Still, questions remain. How “serious” can an encyclopedia with an 8 page article on The Simpsons be? (It doesn’t end there, either. There’s also a 13-page catalog of characters from The Simpsons, and separate entries for each major character)
On the other hand, Wikipedia also has serious, factual articles on traditional encyclopedia topics, such as that bane of the 11th grade American history test, the Smoot-Hawley Tariff. Whether the articles discuss Bilbo Baggins or East Timor, Wikipedia retains that same neutral, encyclopedic tone.
So is the quirkiness of Wikipedia simply a harmless artifact of its Internet origins, or is it a manifestation of systematic bias, as a recent boingboing article suggests? In true Wikipedia fashion, there is a committee exploring this very issue. The committee suggests recruiting outside of the traditional white, English-speaking nerd base of the Internet to broaden the scope of articles in Wikipedia — a noble effort, to be sure.

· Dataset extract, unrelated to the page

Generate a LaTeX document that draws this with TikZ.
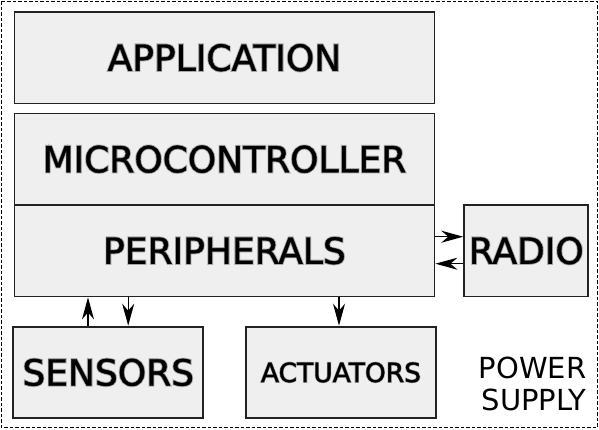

A larger question remains, though. There’s something distinctly 19th century about the endeavor in the first place. If we can build a bridge across the East River to Brooklyn, if we can dig a canal through the Suez, surely we can catalog all human knowledge, the Victorians boldly proclaimed. So, now, the Wikipedians cry, if we can identify every character in The Lord of the Rings, surely we can summarize the Congolese Civil War! But what’s the point of it all? Why bother? At least the Brooklyn Bridge made it easier to get to Dodgers games. What good is a collection of summaries, especially when so many primary sources are now available through a quick Google search?
I think Wikipedia, in the end, will be most useful as a proof-of-concept. If we can make a Wikipedia, why not a Wikichemistrytextbook, or a Wikirecipebook? The people that started Wikipedia are beginning to do just that, with Wikibooks like the Physics Study Guide. This is a bold frontier of the wiki universe, with many blank pages and broken links, but the future looks promising. Perhaps someday students will wonder why people used to have to pay for their textbooks, and why they couldn’t fix the books themselves when they found a mistake. And if the day arrives when students ask those questions, they’ll probably know to look for the answer in Wikipedia.